Objection 3: More a question of clarification than an objection to the specific interpretation given above, why does Paul imply that the Law that was given was not able to impart life (Gal. 3:21) when elsewhere he says that the commandment was “unto life” although it resulted in death for him (Rom. 7:10, lit.)?

My answer: Whether we read Rom. 7:10 as speaking only of a specific commandment of the Law, or as a principle holding true for the Law as a whole (as a covenant), we should understand its being “unto life” as an objective reality abstracted from the actual situation of a sinful people receiving the Law. As Paul goes on to demonstrate in Romans 7, as discussed above, there is nothing inherently evil or death-causing about the Law that results in the death of Paul/Israel; rather, it is sin which takes opportunity through the good Law to cause enslavement, condemnation, and death. It is this concrete situational reality of Rom. 7:11-13 (and I would say also of vv. 14-25) that is simply assumed in Galatians 3. To put it another way: prescriptively speaking, the Law itself aims at life and blessing through the obedience of faith; but by God’s sovereign plan and decree the Law came to a sinful (largely unregenerate) people and, as He knew it would, exacerbated their sin, resulting in death and exile, making the need for Christ evident. God never intended, in an ultimate sense, for the Law to bring about true righteousness for His people.

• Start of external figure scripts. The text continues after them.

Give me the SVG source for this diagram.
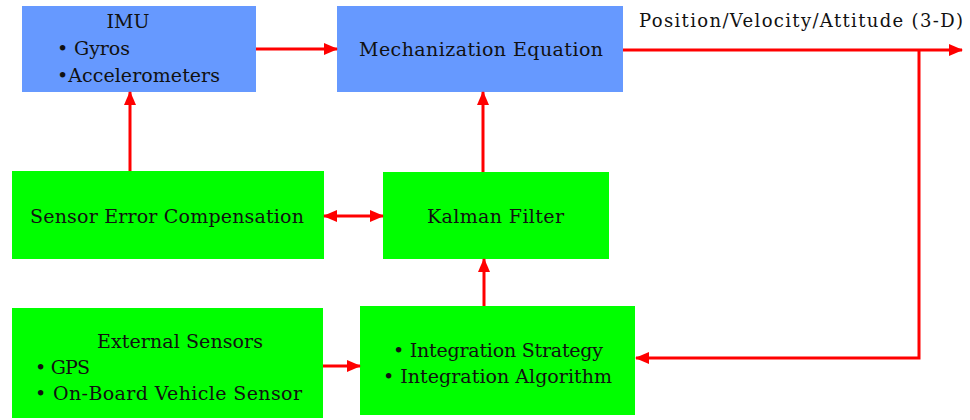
<svg xmlns="http://www.w3.org/2000/svg" width="970" height="420" viewBox="0 0 970 420">
  <style>
    .imu { fill: #6699ff; }
    .grn { fill: #00ff00; }
    .lbl { font-family: "DejaVu Serif", "Liberation Serif", serif; font-size: 19px; fill: #111; }
    .wire { stroke: #ff0000; stroke-width: 3; fill: none; }
  </style>
  <defs>
    <marker id="head" viewBox="0 0 14 12" refX="13" refY="6" markerWidth="14" markerHeight="12" markerUnits="userSpaceOnUse" orient="auto-start-reverse">
      <path d="M0,0 L14,6 L0,12 Z" fill="#ff0000"/>
    </marker>
  </defs>
  <rect width="970" height="420" fill="#ffffff"/>

  <g id="imu">
    <rect class="imu" x="22" y="6" width="234" height="86"/>
    <text class="lbl" x="128" y="28" text-anchor="middle">IMU</text>
    <text class="lbl" x="57" y="55" textLength="73">• Gyros</text>
    <text class="lbl" x="57" y="82" textLength="163">•Accelerometers</text>
  </g>

  <g id="mechanization">
    <rect class="imu" x="337" y="6" width="286" height="86"/>
    <text class="lbl" x="359" y="56" textLength="244">Mechanization Equation</text>
  </g>

  <g id="output-label">
    <text class="lbl" x="639" y="27" textLength="324" style="font-size:18px">Position/Velocity/Attitude (3-D)</text>
  </g>

  <g id="sensor-error">
    <rect class="grn" x="12" y="171" width="312" height="88"/>
    <text class="lbl" x="30" y="223" textLength="274">Sensor Error Compensation</text>
  </g>

  <g id="kalman">
    <rect class="grn" x="383" y="172" width="226" height="87"/>
    <text class="lbl" x="427" y="223" textLength="137">Kalman Filter</text>
  </g>

  <g id="external">
    <rect class="grn" x="12" y="308" width="311" height="110"/>
    <text class="lbl" x="97" y="348" textLength="166">External Sensors</text>
    <text class="lbl" x="35" y="374" textLength="55">• GPS</text>
    <text class="lbl" x="35" y="400" textLength="267">• On-Board Vehicle Sensor</text>
  </g>

  <g id="integration">
    <rect class="grn" x="360" y="306" width="275" height="109"/>
    <text class="lbl" x="393" y="357" textLength="210">• Integration Strategy</text>
    <text class="lbl" x="383" y="383" textLength="229">• Integration Algorithm</text>
  </g>

  <g id="connectors">
    <line class="wire" x1="256" y1="49" x2="337" y2="49" marker-end="url(#head)"/>
    <line class="wire" x1="623" y1="50" x2="962" y2="50" marker-end="url(#head)"/>
    <polyline class="wire" points="919,50 919,358 636,358" marker-end="url(#head)"/>
    <line class="wire" x1="130" y1="171" x2="130" y2="92" marker-end="url(#head)"/>
    <line class="wire" x1="483" y1="172" x2="483" y2="92" marker-end="url(#head)"/>
    <line class="wire" x1="324" y1="216" x2="383" y2="216" marker-start="url(#head)" marker-end="url(#head)"/>
    <line class="wire" x1="484" y1="306" x2="484" y2="259" marker-end="url(#head)"/>
    <line class="wire" x1="323" y1="366" x2="360" y2="366" marker-end="url(#head)"/>
  </g>
</svg>
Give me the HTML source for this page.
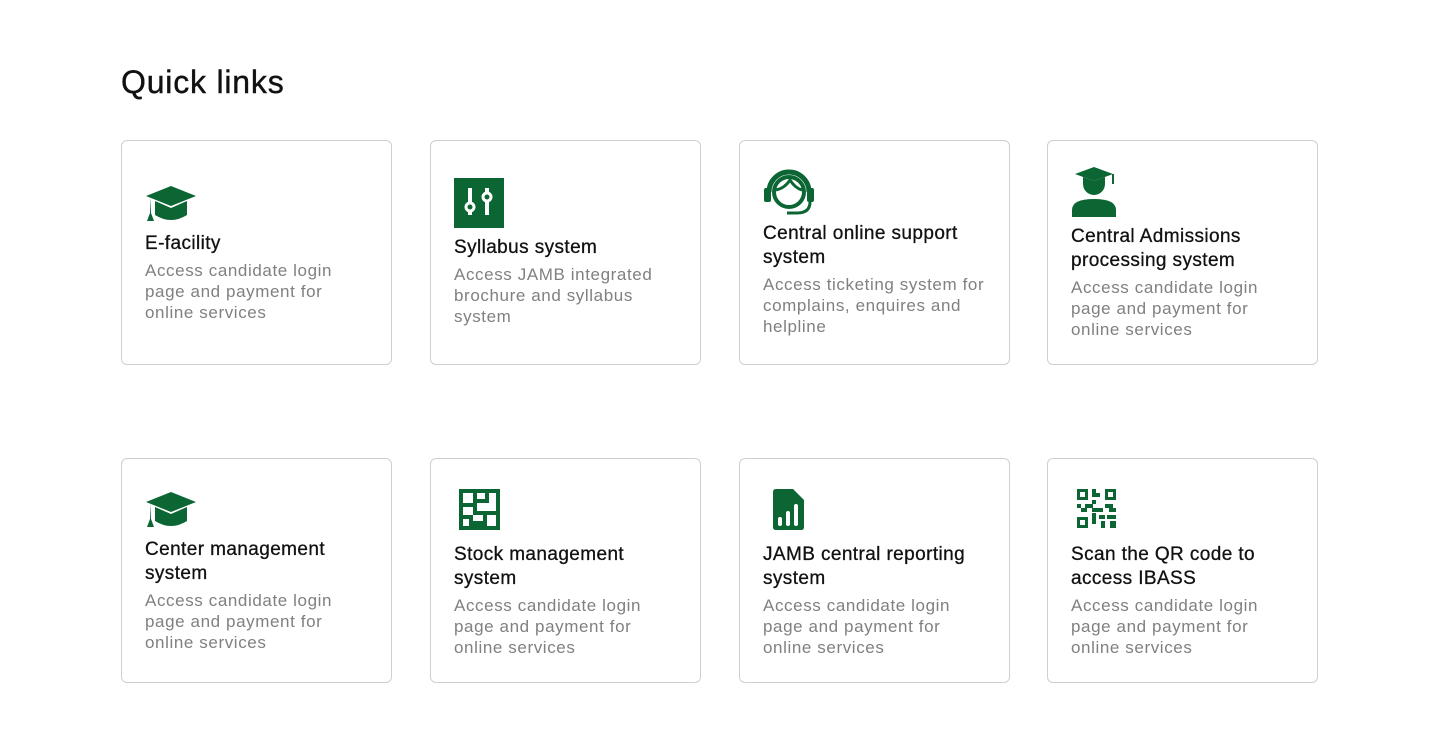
<!DOCTYPE html>
<html><head><style>
body{margin:0;width:1440px;height:733px;background:#fff;font-family:"Liberation Sans",sans-serif;position:relative;overflow:hidden}
h1{position:absolute;left:121px;top:62px;margin:0;font-size:32px;font-weight:400;color:#111;line-height:40px;letter-spacing:0.8px;-webkit-text-stroke:0.4px #111}
.card{position:absolute;width:271px;height:225px;border:1px solid #cfcfcf;border-radius:6px;box-sizing:border-box}
.ic{position:absolute;left:23px}
.t{position:absolute;left:23px;font-size:19px;line-height:24px;color:#111;white-space:nowrap;letter-spacing:0.4px;-webkit-text-stroke:0.3px #111}
.d{position:absolute;left:23px;font-size:17px;line-height:21px;color:#808080;white-space:nowrap;letter-spacing:0.6px}
</style></head><body>
<h1>Quick links</h1>

<div class="card" style="left:121px;top:140px">
<svg class="ic" style="top:44px" width="52" height="38" viewBox="0 0 52 38"><path d="M26 1L51 11L26 21L1 11Z" fill="#0b6633"/><path d="M10 16V30Q26 40 42 30V16L26 23Z" fill="#0b6633"/><path d="M5 12V28L2 36H9L6 28" fill="#0b6633"/></svg>
<div class="t" style="top:91px">E-facility</div>
<div class="d" style="top:119px">Access candidate login<br>page and payment for<br>online services</div></div>

<div class="card" style="left:430px;top:140px">
<svg class="ic" style="top:37px" width="50" height="50"><rect width="50" height="50" fill="#0b6633"/><path d="M16 10V37M33 10V37" stroke="#fff" stroke-width="4"/><circle cx="16" cy="29" r="4" fill="#0b6633" stroke="#fff" stroke-width="3"/><circle cx="33" cy="19" r="4" fill="#0b6633" stroke="#fff" stroke-width="3"/></svg>
<div class="t" style="top:95px">Syllabus system</div>
<div class="d" style="top:123px">Access JAMB integrated<br>brochure and syllabus<br>system</div></div>

<div class="card" style="left:739px;top:140px">
<svg class="ic" style="top:27px" width="52" height="48" viewBox="0 0 52 48"><path d="M6 24A20 20 0 0 1 46 24" fill="none" stroke="#0b6633" stroke-width="5"/><circle cx="26" cy="24" r="15" fill="none" stroke="#0b6633" stroke-width="4"/><path d="M13 22Q22 20 27 12Q32 20 39 22" fill="none" stroke="#0b6633" stroke-width="3"/><rect x="1" y="20" width="7" height="14" rx="2" fill="#0b6633"/><rect x="44" y="20" width="7" height="14" rx="2" fill="#0b6633"/><path d="M47 34Q47 45 34 45H24" fill="none" stroke="#0b6633" stroke-width="3"/></svg>
<div class="t" style="top:81px">Central online support<br>system</div>
<div class="d" style="top:133px">Access ticketing system for<br>complains, enquires and<br>helpline</div></div>

<div class="card" style="left:1047px;top:140px">
<svg class="ic" style="top:25px" width="46" height="52" viewBox="0 0 46 52"><path d="M23 1L42 8L23 15L4 8Z" fill="#0b6633"/><path d="M12 11V18A11 11 0 0 0 34 18V11L23 15Z" fill="#0b6633"/><path d="M42 8V18" stroke="#0b6633" stroke-width="2"/><path d="M1 51V44Q1 33 23 33Q45 33 45 44V51Z" fill="#0b6633"/></svg>
<div class="t" style="top:84px">Central Admissions<br>processing system</div>
<div class="d" style="top:136px">Access candidate login<br>page and payment for<br>online services</div></div>

<div class="card" style="left:121px;top:458px">
<svg class="ic" style="top:32px" width="52" height="38" viewBox="0 0 52 38"><path d="M26 1L51 11L26 21L1 11Z" fill="#0b6633"/><path d="M10 16V30Q26 40 42 30V16L26 23Z" fill="#0b6633"/><path d="M5 12V28L2 36H9L6 28" fill="#0b6633"/></svg>
<div class="t" style="top:79px">Center management<br>system</div>
<div class="d" style="top:131px">Access candidate login<br>page and payment for<br>online services</div></div>

<div class="card" style="left:430px;top:458px">
<svg class="ic" style="top:30px;left:28px" width="41" height="41" viewBox="0 0 41 41"><rect width="41" height="41" fill="#0b6633"/><rect x="4" y="4" width="10" height="10" fill="#fff"/><rect x="18" y="4" width="8" height="6" fill="#fff"/><rect x="30" y="4" width="7" height="10" fill="#fff"/><rect x="18" y="14" width="19" height="8" fill="#fff"/><rect x="4" y="18" width="10" height="8" fill="#fff"/><rect x="14" y="26" width="10" height="6" fill="#fff"/><rect x="28" y="26" width="9" height="11" fill="#fff"/><rect x="4" y="30" width="6" height="7" fill="#fff"/></svg>
<div class="t" style="top:84px">Stock management<br>system</div>
<div class="d" style="top:136px">Access candidate login<br>page and payment for<br>online services</div></div>

<div class="card" style="left:739px;top:458px">
<svg class="ic" style="top:30px;left:33px" width="31" height="41" viewBox="0 0 31 41"><path d="M3 0H20L31 11V38Q31 41 28 41H3Q0 41 0 38V3Q0 0 3 0Z" fill="#0b6633"/><rect x="5" y="28" width="4" height="9" rx="2" fill="#fff"/><rect x="13" y="22" width="4" height="15" rx="2" fill="#fff"/><rect x="21" y="15" width="4" height="22" rx="2" fill="#fff"/></svg>
<div class="t" style="top:84px">JAMB central reporting<br>system</div>
<div class="d" style="top:136px">Access candidate login<br>page and payment for<br>online services</div></div>

<div class="card" style="left:1047px;top:458px">
<svg class="ic" style="top:30px;left:29px" width="39" height="39" viewBox="0 0 39 39" fill="#0b6633"><path d="M0 0h11v11H0zM3 3v5h5V3z"/><path d="M28 0h11v11H28zM31 3v5h5V3z"/><path d="M0 28h11v11H0zM3 31v5h5v-5z"/><rect x="15" y="0" width="4" height="4"/><rect x="15" y="4" width="8" height="4"/><rect x="15" y="11" width="4" height="4"/><rect x="0" y="15" width="4" height="4"/><rect x="8" y="15" width="8" height="4"/><rect x="4" y="19" width="6" height="4"/><rect x="15" y="19" width="11" height="4"/><rect x="28" y="15" width="8" height="4"/><rect x="32" y="19" width="7" height="4"/><rect x="15" y="24" width="4" height="11"/><rect x="22" y="26" width="6" height="4"/><rect x="30" y="26" width="9" height="4"/><rect x="24" y="32" width="4" height="7"/><rect x="33" y="32" width="6" height="7"/></svg>
<div class="t" style="top:84px">Scan the QR code to<br>access IBASS</div>
<div class="d" style="top:136px">Access candidate login<br>page and payment for<br>online services</div></div>
</body></html>
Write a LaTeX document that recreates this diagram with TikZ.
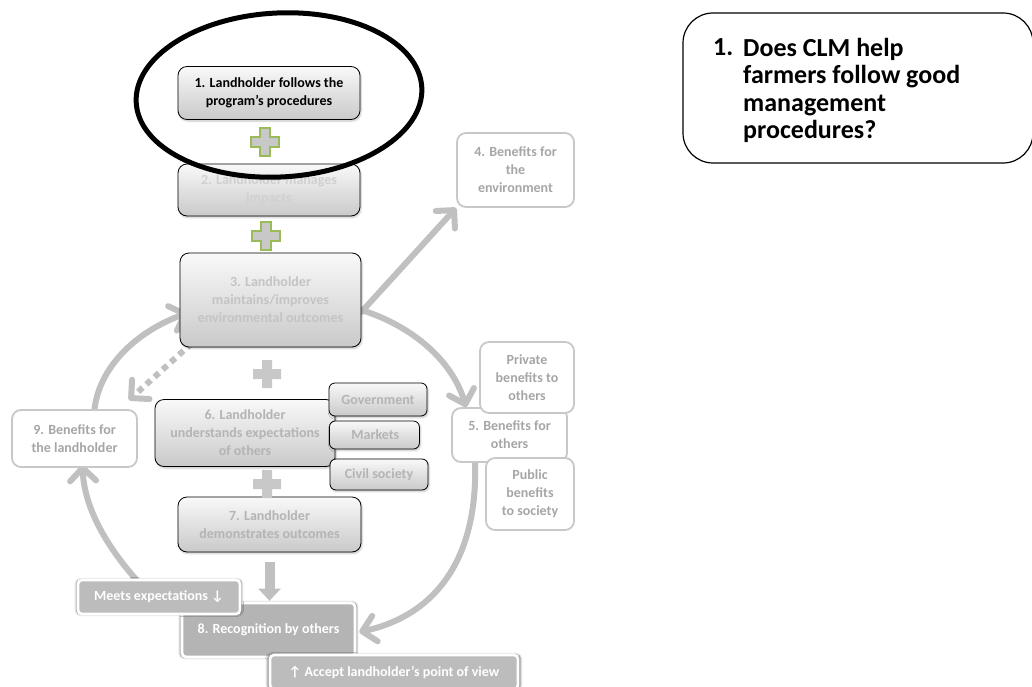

Hopefully we have now seen how the Law, in its redemptive-historically unique mediatorial and bilateral character, serves to highlight by way of contrast the glory of God’s own, unilateral intervention in Christ, even while the ancient dynamics of the covenant of grace have remained intact and fundamentally unchanged from age to age, from Abraham to Moses to David to Christ. Even with Mosaic grace, Israel was not able to corporately attain covenantal justice in the context of her “law” arrangement; therefore Christ, the ultimate heir of the promise, was sent, and eschatological inheritance and life (necessarily involving covenantal, and as we will see, absolute justice) is received through faith in Him, on the basis of the ancient, preeminent promise to Abraham.